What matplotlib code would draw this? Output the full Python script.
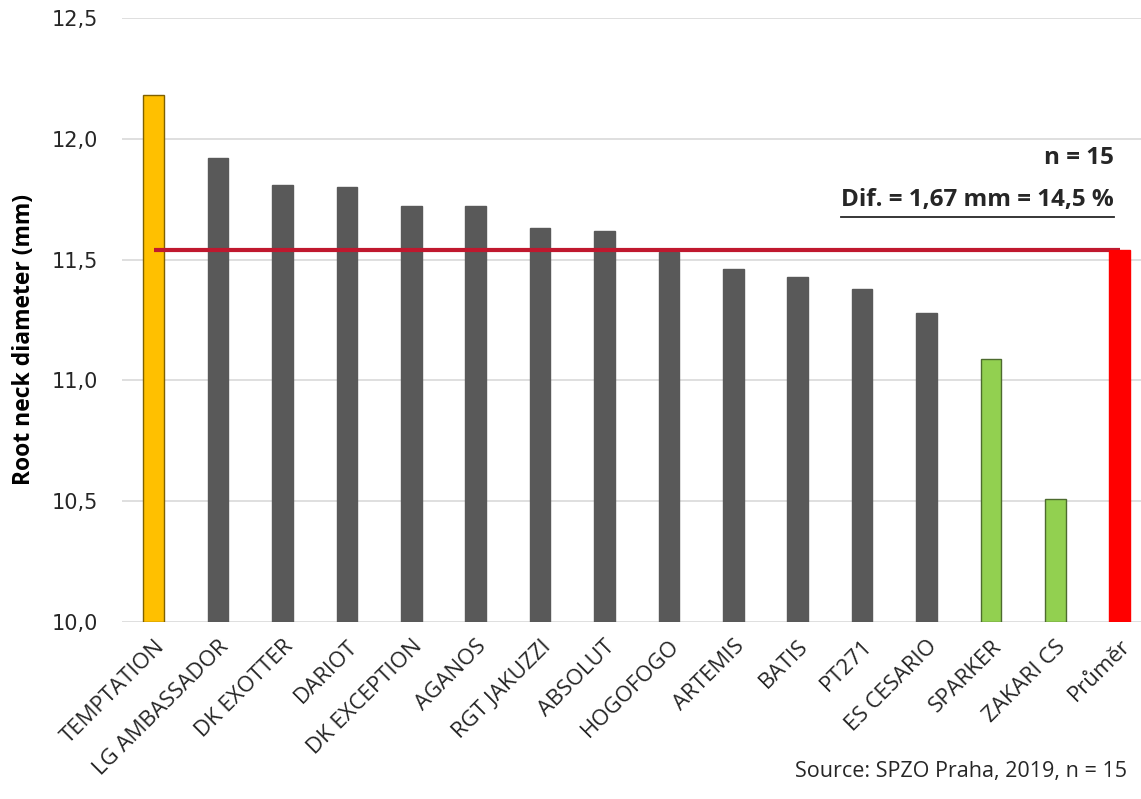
import matplotlib
matplotlib.use("Agg")
import matplotlib.pyplot as plt
from matplotlib.lines import Line2D

plt.rcParams['font.family'] = ['Open Sans', 'DejaVu Sans']

odrudy = ["TEMPTATION", "LG AMBASSADOR", "DK EXOTTER", "DARIOT", "DK EXCEPTION",
          "AGANOS", "RGT JAKUZZI", "ABSOLUT", "HOGOFOGO", "ARTEMIS", "BATIS",
          "PT271", "ES CESARIO", "SPARKER", "ZAKARI CS", "Průměr"]
prumer_krcku = [12.18, 11.92, 11.81, 11.80, 11.72, 11.72, 11.63, 11.62, 11.53,
                11.46, 11.43, 11.38, 11.28, 11.09, 10.51, 11.54]
barvy = ["#FFC000"] + ["#595959"] * 12 + ["#92D050", "#92D050", "#FF0000"]
okraje = ["#7F6000"] + ["#595959"] * 12 + ["#4D6B2E", "#4D6B2E", "#FF0000"]
prumer = 11.54
y_ticks = [10.0, 10.5, 11.0, 11.5, 12.0, 12.5]

W, H = 1141, 799
fig = plt.figure(figsize=(W / 100, H / 100), dpi=100)
# axes slightly wider than the picture (right side is cut off in the original)
ax = fig.add_axes([121.5 / W, (H - 622) / H, (1152 - 121.5) / W, (622 - 18) / H])

x = list(range(len(odrudy)))
ax.bar(x, [v - 10 for v in prumer_krcku], bottom=10, width=0.32,
       color=barvy, edgecolor=okraje, linewidth=1, zorder=3)
ax.hlines(prumer, 0, 15, color="#C0182E", linewidth=3, zorder=4)
# redraw the average bar above the line
ax.bar([15], [prumer_krcku[15] - 10], bottom=10, width=0.32, color="#FF0000", zorder=5)

ax.set_xlim(-0.5, 15.5)
ax.set_ylim(10, 12.5)
ax.set_yticks(y_ticks)
ax.set_yticklabels([f"{t:.1f}".replace(".", ",") for t in y_ticks], fontsize=15,
                   color="#262626", family="DejaVu Sans")
ax.set_xticks(x)
ax.set_xticklabels(odrudy, rotation=45, ha="right", rotation_mode="anchor",
                   fontsize=16, color="#262626")
ax.tick_params(axis="both", length=0)
ax.tick_params(axis="y", pad=17)
ax.tick_params(axis="x", pad=10)
ax.grid(axis="y", color="#D9D9D9", linewidth=1.2, zorder=0)
for s in ax.spines.values():
    s.set_visible(False)

ax.set_ylabel("Root neck diameter (mm)", fontsize=16.5, fontweight="bold")
ax.yaxis.set_label_coords(-0.083, 0.467)

fig.text(1114 / W, (H - 158) / H, "n = 15", ha="right", va="center",
         fontsize=17.5, fontweight="bold", color="#262626")
t = fig.text(1114 / W, (H - 200) / H, "Dif. = 1,67 mm = 14,5 %", ha="right", va="center",
             fontsize=17.5, fontweight="bold", color="#262626")
fig.canvas.draw()
bb = t.get_window_extent()
fig.add_artist(Line2D([bb.x0 / W, bb.x1 / W], [(H - 217) / H] * 2,
                      color="#262626", linewidth=1.3))

fig.text(795 / W, (H - 772) / H, "Source: SPZO Praha, 2019, n = 15", ha="left", va="center",
         fontsize=15.5, color="#262626")

fig.savefig("out.png", dpi=100)
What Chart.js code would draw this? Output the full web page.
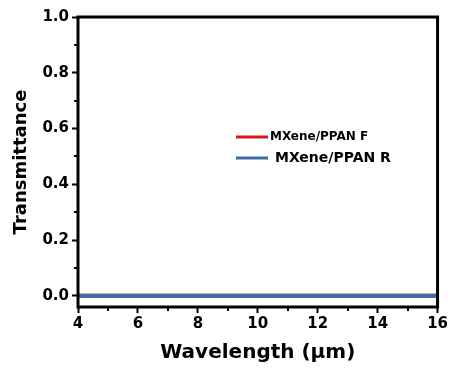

───

*SET EXERCISE:* Please extract exactly the lines of the data, from the first through the line containing "plt.rcParams['font.family'] = ['Open", and add no pictures to the copy.

*ANSWER IN FULL:*
What matplotlib code would draw this? Output the full Python script.
import matplotlib
matplotlib.use("Agg")
import matplotlib.pyplot as plt
from matplotlib.lines import Line2D

plt.rcParams['font.family'] = ['Open Sans', 'DejaVu Sans']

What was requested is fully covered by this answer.